Project Overview
The FUNDECOR project was completed as an Interactive Qualifying Project (IQP) in Costa Rica, where our team worked with local partners to improve how conservation and farm-level sustainability information is organized and shared.
A core objective was to translate field research into usable, structured outputs for the BIOTA geospatial platform. That meant combining ecological observations, environmental context, and socioeconomic information in a format that supports practical decision-making rather than just archival reporting.
The result was a set of project deliverables that documents methods, findings, and recommendations for future work, while making the data easier to reference for planning, communication, and long-term conservation impact.
Project Scope & Contributions
- Conducted field-focused research to gather farm and ecosystem context relevant to biodiversity and sustainability planning.
- Contributed to data organization and synthesis for BIOTA-aligned outputs that are easier to consume by stakeholders.
- Produced multiple communication deliverables tailored to different audiences: technical readers, decision-makers, and presenters.
- Documented methods and recommendations to support continuity beyond the project timeline.
Methods & Tools
Field Research: On-site data collection and stakeholder-informed context gathering.
Data Integration: Structuring findings for BIOTA platform alignment and downstream usability.
Technical Writing: Multi-format documentation including executive, full-report, and supplementary artifacts.
Presentation Workflow: Final presentation and narrative synthesis for communicating outcomes clearly.
Project Deliverables
The documents below are the full FUNDECOR deliverable set currently stored in app/static/documents.
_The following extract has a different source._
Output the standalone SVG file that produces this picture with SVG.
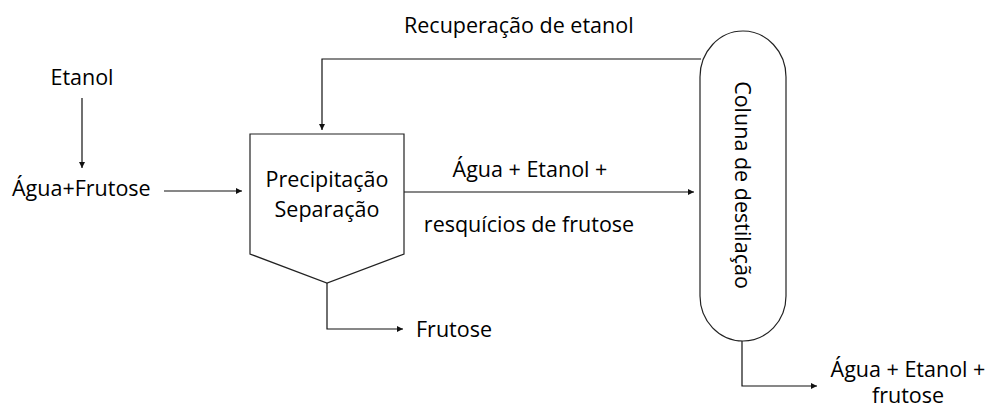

Each item can be viewed inline, and can be downloaded from the PDF viewer when opened.
Executive Summary
Concise overview of project goals, approach, and high-level outcomes.
Final Booklet
Primary report booklet detailing project context, methods, analysis, and recommendations.
Final Presentation
Presentation-ready summary of project motivation, process, and key findings.
Supplementary Materials
Supporting appendices and supplemental project artifacts.
Challenges & Learnings
The project reinforced that conservation-impact work depends on both technical quality and stakeholder usability. Data is only valuable when it is structured clearly enough to support planning decisions across different audiences.
Another key lesson was the value of multi-format deliverables: executive, technical, and presentation outputs each serve distinct needs, and together they create a much more practical handoff than a single report alone.